The Army Corps of Engineers will be enlisted to do much of this work.
One of the most ambitious plans Bloomberg put forward was for something he called “Seaport City” that could be built along the East River between the Brooklyn Bridge and the Battery Maritime terminal. He described it as a wall of levees built into the East River, on top of which apartment buildings and office space could be erected, helping to offset the construction costs. This would be a blue-sky proposition, requiring much study and a realistic financing plan.
“This is a long-term proposal,” said Seth Pinsky, president of the New York City Economic Development Corporation, and the head of the team that developed the report on the city’s response to climate change.
“It would require significant input from the community,” he said. “The goal is to create new development opportunities and to do it in a way like with Battery Park City where we can not only pay for it, but protect the land behind.” He said that none of this building would impact the old structures in the Seaport. “It would be built on new land in the East River,” he said. “It would be fully compatible with all the plans that are currently out there for the Seaport.”

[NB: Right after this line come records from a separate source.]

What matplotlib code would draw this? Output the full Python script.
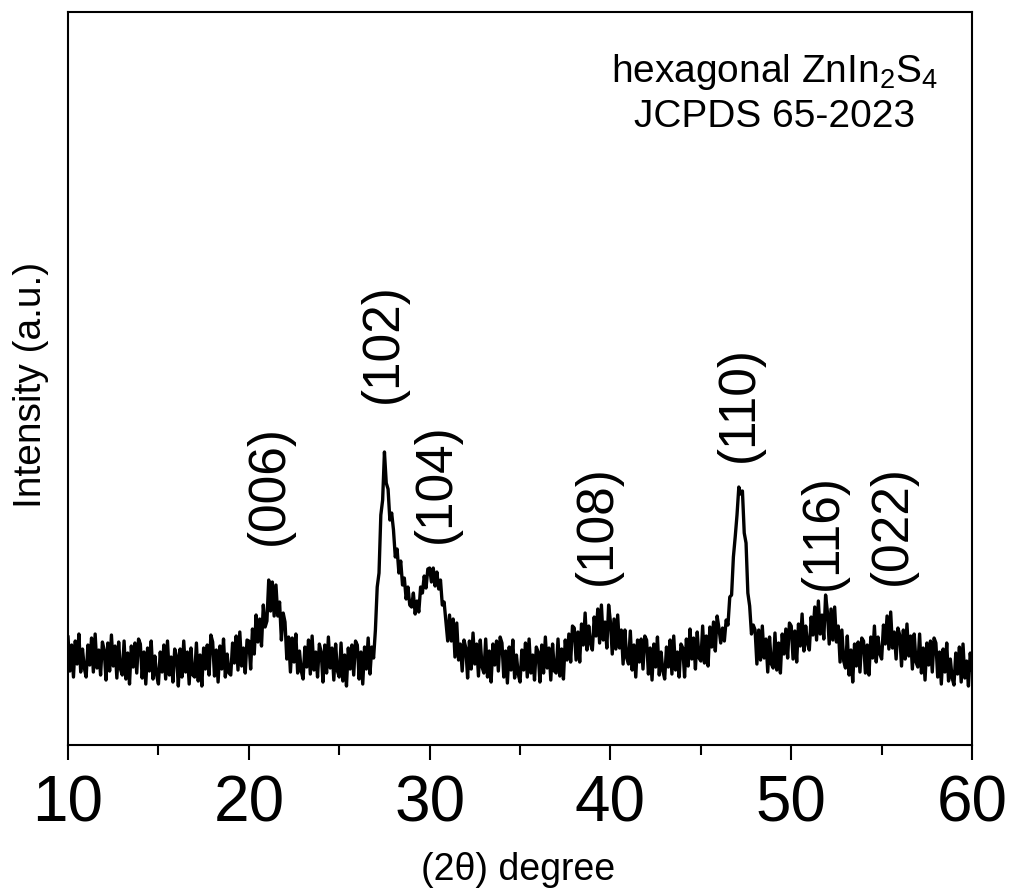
import numpy as np
import matplotlib.pyplot as plt

plt.rcParams['font.family'] = ['Liberation Sans', 'DejaVu Sans']
plt.rcParams['mathtext.fontset'] = 'custom'
plt.rcParams['mathtext.rm'] = 'Liberation Sans'

# 2theta scan, 0.1 degree step, 10..60
two_theta = np.round(10 + 0.1 * np.arange(501), 1)

# intensity (a.u.), one row per degree
intensity = [
    108, 74, 100, 68, 104, 81, 111, 73, 96, 77,
    68, 100, 80, 107, 73, 111, 77, 95, 70, 103,
    95, 65, 102, 74, 110, 79, 99, 67, 103, 76,
    70, 104, 66, 92, 61, 99, 78, 102, 72, 106,
    101, 67, 93, 61, 97, 74, 104, 66, 89, 70,
    61, 93, 73, 100, 66, 104, 70, 88, 63, 96,
    89, 59, 96, 68, 104, 73, 93, 61, 97, 70,
    68, 102, 64, 90, 59, 97, 76, 100, 70, 110,
    103, 69, 95, 63, 99, 76, 106, 68, 91, 72,
    70, 102, 82, 109, 75, 113, 79, 97, 72, 105,
    104, 76, 116, 91, 130, 103, 126, 99, 140, 118,
    124, 165, 134, 163, 129, 160, 129, 143, 105, 132,
    123, 86, 108, 73, 107, 83, 111, 72, 94, 74,
    66, 98, 78, 105, 71, 109, 75, 93, 68, 101,
    93, 63, 100, 72, 108, 77, 97, 65, 101, 74,
    68, 102, 64, 90, 59, 97, 76, 100, 70, 104,
    100, 66, 93, 61, 98, 76, 107, 71, 98, 87,
    115, 158, 172, 230, 245, 293, 262, 256, 225, 232,
    215, 188, 196, 172, 184, 160, 167, 146, 158, 140,
    138, 152, 131, 144, 133, 158, 152, 169, 157, 176,
    177, 163, 177, 159, 173, 156, 165, 140, 143, 124,
    104, 130, 104, 126, 88, 122, 85, 101, 74, 105,
    97, 67, 104, 76, 112, 81, 101, 69, 105, 78,
    72, 106, 68, 94, 63, 101, 80, 104, 74, 108,
    102, 68, 94, 62, 98, 75, 105, 67, 90, 71,
    63, 95, 75, 102, 68, 106, 72, 90, 65, 98,
    93, 63, 100, 72, 108, 77, 97, 65, 101, 74,
    72, 106, 69, 96, 66, 105, 85, 111, 83, 119,
    117, 85, 113, 83, 121, 100, 132, 95, 119, 101,
    95, 128, 109, 136, 102, 140, 105, 123, 97, 140,
    123, 91, 126, 96, 130, 97, 115, 81, 115, 87,
    81, 114, 75, 100, 68, 105, 83, 106, 76, 109,
    105, 71, 97, 65, 101, 78, 108, 70, 93, 74,
    66, 98, 78, 105, 71, 109, 75, 93, 68, 101,
    97, 68, 106, 79, 116, 86, 107, 76, 113, 87,
    84, 119, 82, 109, 79, 118, 98, 123, 94, 129,
    117, 102, 117, 104, 125, 120, 148, 150, 188, 208,
    230, 258, 251, 254, 212, 202, 152, 139, 111, 120,
    115, 81, 115, 85, 119, 87, 106, 73, 108, 81,
    77, 112, 75, 102, 72, 111, 91, 116, 87, 122,
    119, 86, 114, 83, 121, 99, 131, 94, 119, 101,
    95, 128, 110, 138, 105, 144, 111, 130, 106, 150,
    133, 101, 136, 105, 138, 103, 119, 83, 115, 84,
    77, 109, 70, 95, 63, 101, 79, 103, 73, 107,
    104, 72, 100, 70, 108, 87, 119, 83, 108, 91,
    86, 120, 101, 129, 96, 133, 97, 113, 86, 117,
    110, 79, 115, 86, 121, 89, 109, 76, 111, 83,
    78, 111, 72, 97, 65, 102, 80, 104, 73, 107,
    102, 68, 93, 61, 96, 73, 102, 64, 86, 67,
    60, 92, 71, 98, 63, 101, 67, 84, 59, 92,
    75,
]

# peak labels (hkl), their 2theta and label height
peak_labels = ['(006)', '(102)', '(104)', '(108)', '(110)', '(116)', '(022)']
peak_x = [21.12, 27.42, 30.35, 39.26, 47.11, 51.76, 55.58]
peak_label_y = [260, 402, 262, 220, 341, 213, 220]

x_ticks = [10, 20, 30, 40, 50, 60]

fig = plt.figure(figsize=(10.17, 8.88), dpi=100)
ax = fig.add_axes([0.0669, 0.161, 0.8889, 0.8255])

ax.plot(two_theta, intensity, color='black', linewidth=2.4)

for lab, px, py in zip(peak_labels, peak_x, peak_label_y):
    ax.text(px, py, lab, rotation=90, ha='center', va='center', fontsize=37)

ax.text(49.1, 673, r'hexagonal ZnIn$_\mathregular{2}$S$_\mathregular{4}$',
        ha='center', va='center', fontsize=28)
ax.text(49.1, 628, 'JCPDS 65-2023', ha='center', va='center', fontsize=28)

ax.set_xlim(10, 60)
ax.set_ylim(0, 733)
ax.set_xticks(x_ticks)
ax.set_xticks(np.arange(15, 60, 10), minor=True)
ax.set_yticks([])
ax.tick_params(axis='x', which='major', direction='out', length=11, width=1.5, pad=10,
               labelsize=46)
ax.tick_params(axis='x', which='minor', direction='out', length=7, width=1.5)
for sp in ax.spines.values():
    sp.set_linewidth(1.5)

fig.text(518 / 1017, 1 - 880 / 888, '(2θ) degree', ha='center', va='baseline', fontsize=27)
fig.text(31 / 1017, 1 - 385 / 888, 'Intensity (a.u.)', rotation=90,
         ha='center', va='center', fontsize=28)

fig.savefig('out.png', dpi=100)
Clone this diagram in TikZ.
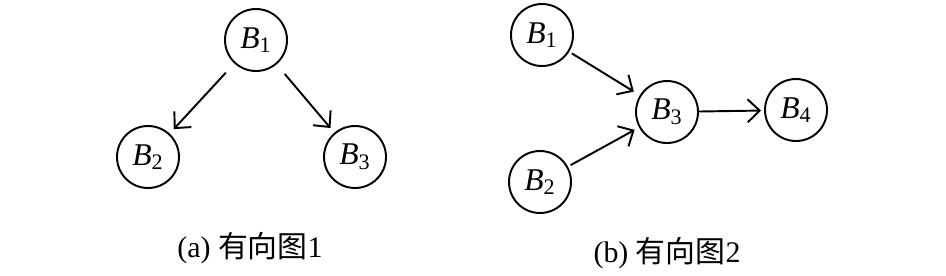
\documentclass[tikz,border=0pt]{standalone}
\usepackage{fontspec}
\setmainfont{Liberation Serif}
\newfontfamily\cjk{Noto Sans CJK SC}
\usetikzlibrary{arrows.meta}

\begin{document}
\begin{tikzpicture}[
    state/.style={circle, draw=black, line width=1.1pt, minimum size=1.24cm, inner sep=0pt, font=\fontsize{18}{20}\selectfont},
    arrow/.style={-{Straight Barb[length=2.4mm, width=4.6mm]}, line width=1.1pt},
    caption/.style={font=\fontsize{17}{20}\selectfont}
]
\useasboundingbox (0,0) rectangle (18.92,-5.5);

% (a)
\node[state] (a1) at (5.12,-0.80) {\textit{B}\textsubscript{1}};
\node[state] (a2) at (2.96,-3.14) {\textit{B}\textsubscript{2}};
\node[state] (a3) at (7.10,-3.14) {\textit{B}\textsubscript{3}};
\node[caption] (capa) at (5.0,-4.96) {(a) {\cjk 有向图}1};

\draw[arrow, shorten <=0.25cm, shorten >=0.12cm] (a1) -- (a2);
\draw[arrow, shorten <=0.25cm, shorten >=0.12cm] (a1) -- (a3);

% (b)
\node[state] (b1) at (10.84,-0.70) {\textit{B}\textsubscript{1}};
\node[state] (b2) at (10.80,-3.64) {\textit{B}\textsubscript{2}};
\node[state] (b3) at (13.34,-2.24) {\textit{B}\textsubscript{3}};
\node[state] (b4) at (15.92,-2.20) {\textit{B}\textsubscript{4}};
\node[caption] (capb) at (13.34,-5.06) {(b) {\cjk 有向图}2};

\draw[arrow, shorten <=0.06cm, shorten >=0.14cm] (b1) -- (b3);
\draw[arrow, shorten <=0.06cm, shorten >=0.10cm] (b2) -- (b3);
\draw[arrow, shorten >=0.06cm] (b3) -- (b4);

\end{tikzpicture}
\end{document}
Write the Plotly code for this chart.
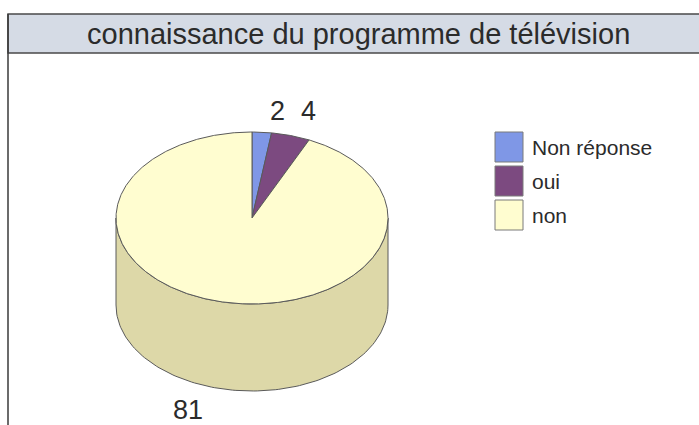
import numpy as np
import plotly.graph_objects as go

# ---- data ----
categories = ["Non réponse", "oui", "non"]
values = [2, 4, 81]
top_colors = ["#7f97e6", "#7c4a80", "#fffdd0"]
side_colors = ["#5f74b8", "#5e3762", "#ddd8a8"]
title_text = "connaissance du programme de télévision"

W, H = 699, 425
CX, CY, RX, RY, DEPTH = 252, 218, 136, 86, 87
OUTLINE = "#5a5a5a"
FONT = "Liberation Sans, Arial, sans-serif"

total = float(sum(values))
bounds = np.concatenate([[0.0], np.cumsum(values) / total * 360.0])


def pt(theta_deg, dy=0.0):
    t = np.radians(theta_deg)
    return CX + RX * np.sin(t), CY - RY * np.cos(t) + dy


fig = go.Figure()

# side (front visible part: 90..270 deg)
for i, cat in enumerate(categories):
    a0, a1 = max(bounds[i], 90.0), min(bounds[i + 1], 270.0)
    if a1 <= a0:
        continue
    th = np.linspace(a0, a1, 120)
    xs_t, ys_t = pt(th)
    xs_b, ys_b = pt(th[::-1], DEPTH)
    xs = np.concatenate([xs_t, xs_b, xs_t[:1]])
    ys = np.concatenate([ys_t, ys_b, ys_t[:1]])
    fig.add_trace(go.Scatter(x=xs, y=ys, mode="lines", fill="toself",
                             fillcolor=side_colors[i],
                             line=dict(color=OUTLINE, width=1),
                             hoverinfo="skip", showlegend=False))

# top face slices
for i, cat in enumerate(categories):
    th = np.linspace(bounds[i], bounds[i + 1], max(4, int((bounds[i + 1] - bounds[i]) * 2)))
    xs_a, ys_a = pt(th)
    xs = np.concatenate([[CX], xs_a, [CX]])
    ys = np.concatenate([[CY], ys_a, [CY]])
    fig.add_trace(go.Scatter(x=xs, y=ys, mode="lines", fill="toself",
                             fillcolor=top_colors[i],
                             line=dict(color=OUTLINE, width=1),
                             name=cat, hovertemplate=f"{cat}: {values[i]}<extra></extra>",
                             showlegend=False))

shapes = []
annotations = []

# frame and title band
shapes.append(dict(type="rect", xref="x", yref="y", x0=8, x1=W + 5, y0=14, y1=53,
                   fillcolor="#d5dbe5", line=dict(color="#4a4a4a", width=1.5), layer="below"))
shapes.append(dict(type="line", xref="x", yref="y", x0=8, x1=8, y0=14, y1=H + 5,
                   line=dict(color="#3a3a3a", width=1.5)))
annotations.append(dict(x=358, y=34, xref="x", yref="y", text=title_text, showarrow=False,
                        font=dict(family=FONT, size=29, color="#2b2b2b"),
                        xanchor="center", yanchor="middle"))

# data labels
label_pos = [(277, 111), (308, 111), (188, 410)]
for i, v in enumerate(values):
    lx, ly = label_pos[i]
    annotations.append(dict(x=lx, y=ly, xref="x", yref="y", text=str(v), showarrow=False,
                            font=dict(family=FONT, size=27, color="#2b2b2b"),
                            xanchor="center", yanchor="middle"))

# legend
leg_x0, leg_y0, sq_w, sq_h, step = 495, 132, 28, 30, 34
for i, cat in enumerate(categories):
    y0 = leg_y0 + i * step
    shapes.append(dict(type="rect", xref="x", yref="y", x0=leg_x0, x1=leg_x0 + sq_w,
                       y0=y0, y1=y0 + sq_h, fillcolor=top_colors[i],
                       line=dict(color="#7a7a7a", width=1)))
    annotations.append(dict(x=leg_x0 + sq_w + 7, y=y0 + sq_h / 2, xref="x", yref="y",
                            text=cat, showarrow=False,
                            font=dict(family=FONT, size=21, color="#2b2b2b"),
                            xanchor="left", yanchor="middle"))

fig.update_layout(
    width=W, height=H,
    margin=dict(l=0, r=0, t=0, b=0),
    paper_bgcolor="white", plot_bgcolor="white",
    xaxis=dict(range=[0, W], visible=False, fixedrange=True, domain=[0, 1]),
    yaxis=dict(range=[H, 0], visible=False, fixedrange=True, domain=[0, 1]),
    shapes=shapes, annotations=annotations,
    showlegend=False,
)

fig.write_html("out.html", post_script="document.body.style.margin='0';document.body.style.overflow='hidden';",
               config={"displayModeBar": False})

Without including what this might cost, Bloomberg pegged the cost of what the city was proposing at $19.5 billion.
“Approximately $10 billion of that is covered by a combination of City capital funding that’s already been allocated and federal relief and other moneys already designated for the City,” he said. “Another $5 billion should come from the federal government in subsequent rounds of Sandy relief that has been appropriated by Congress, as well as through FEMA risk mitigation funding and other sources.”
He added, “We’ll press the federal government to cover as much of the remaining costs as possible.”
As of June 11, when he introduced his plan to protect New York City, Bloomberg had 203 days left in his term as mayor. Clearly, the climate-change protection work will only have just begun by the time he leaves office. But, he said, the work is urgent “and it must begin now. So we will use every one of the next 203 days to get as much work as possible under way and to lock in commitments wherever we can.”